Friend Broke Into the House and Moved Her Stuff In — Then the Owner Realized This Wasn’t a Misunderstanding

A 19-year-old woman in California said she thought she had handled the first request clearly. A friend called asking for a place to stay, and the answer was no.

It was not a maybe. It was not “come by and we’ll talk.” It was no.

The friend was 25, older than her, and the relationship already sounded strained. The homeowner described her as manipulative and difficult, so when the woman asked to move in, the 19-year-old declined politely and moved on with her day.

Then she came home and found that same friend inside her house.

There were no obvious signs of forced entry from outside. When the homeowner asked how she got in, the friend admitted she had come through a back window. The homeowner told her she had never been given permission to enter and needed to leave immediately.

The friend’s answer was chillingly simple: “deal with it.”

The homeowner called police, expecting officers to remove someone who had entered her house without permission. But when officers arrived, the friend was ready. She told them she knew her rights and claimed she had been a legal tenant in the house for two months. Then she offered to show them her belongings.

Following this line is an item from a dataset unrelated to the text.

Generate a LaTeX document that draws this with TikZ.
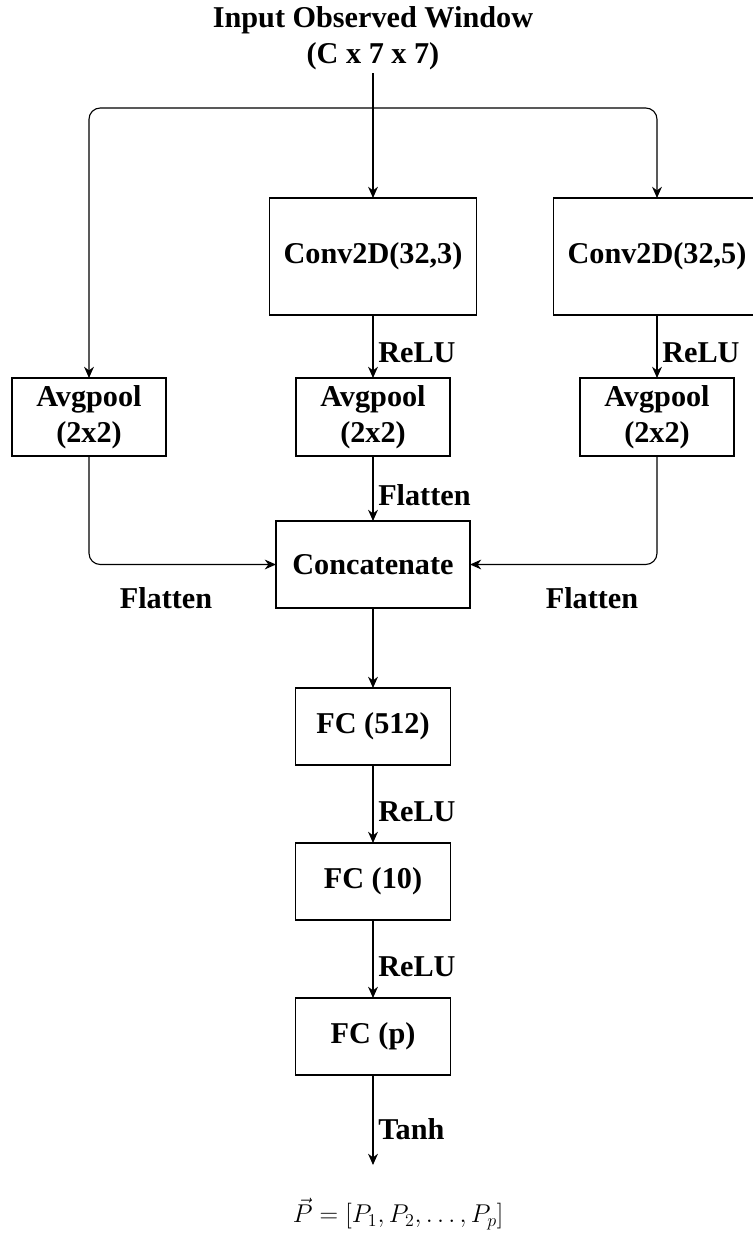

That was when the homeowner realized how deliberate this had been.

The friend had scattered her things through the house. Clothes in the wardrobe. A toothbrush and conditioner in the bathroom. Other belongings placed around the home in a way that made it look as if she had been living there all along.

The homeowner said she was dumbfounded. The officers walked through the house and saw the belongings. Because the situation looked like a tenancy dispute rather than a simple trespass, they told the homeowner they could not remove the woman on the spot. Instead, they said she would need to serve an eviction notice.

The homeowner could barely process it. Her friend had allegedly broken in, staged the house to look like she lived there, and now the police were telling the actual homeowner to evict her.

According to the Reddit post, she immediately began asking what she could do besides eviction. She wondered if she could record the woman admitting what she had done, but she was worried about California’s recording laws. She considered calling the nonemergency line in hopes the call would be recorded. She wanted proof that the woman had faked the entire thing.

Commenters told her the situation was dangerous and that she needed to document everything. Some explained that if police would not remove the woman, an eviction might be the only route, even if that felt absurd. Others pushed her to look into a protective order because the friend had entered her home without permission and seemed willing to lie to authorities.

The homeowner started gathering evidence.

She found Instagram photos showing the woman had recently been in Arizona, with location tags from within the past month. She took screenshots and archived the pages. She wrote down a transcript of the earlier phone call where the friend had asked to stay and she had said no. She also saved messages with one of the friend’s contacts.

Then she reached out to someone close to the friend and got the friend’s boyfriend’s name. The boyfriend agreed to come over after work and try to convince her to leave.

That plan made some commenters nervous, and the homeowner later admitted they were right to worry. Bringing another person into an already volatile situation could have made things worse. She was 19, both the friend and boyfriend were older, and there was no guarantee anyone would stay calm.

Still, when the boyfriend arrived, the friend’s posture changed. She started crying hysterically and blamed him for several things. He apologized repeatedly. The homeowner told them she was recording video on her phone, and after what felt like forever, the woman packed her things and left with him.

By the final update, the homeowner was shaken but relieved. She planned to file for a restraining order, file a police report, and talk with the sheriff about what had happened. Her mother was staying with her until an alarm system could be installed. The homeowner also had screenshots, evidence from Instagram, and video of the friend leaving with the boyfriend.

The whole ordeal lasted only a few days, but it changed how safe her home felt. A person she knew had allegedly climbed in through a window, staged belongings around the house, and used tenant protections as cover. The homeowner had thought saying no was enough. Instead, she learned that someone determined enough to fake a living arrangement can create chaos before the truth catches up.

Commenters were horrified by how calculated the setup seemed. Many said the most disturbing part was not only the break-in, but the way the friend had already placed belongings around the house so she could appear to be a tenant when police arrived.

A lot of readers urged the homeowner to stop treating the woman like a friend and start treating her like a threat. They recommended a protective order, police reports, documentation, cameras, locks, and outside witnesses.

Several commenters also explained why police may have hesitated. Tenant protections exist for a reason, and officers are often cautious about removing someone when belongings are present and residency is disputed. But readers agreed this case showed how badly those protections can be abused by someone willing to lie.

The strongest reaction was relief that the woman left before a formal eviction was needed. Commenters were glad the homeowner’s mother came over and that an alarm system was being installed, because after something like that, the fear does not disappear just because the person is gone.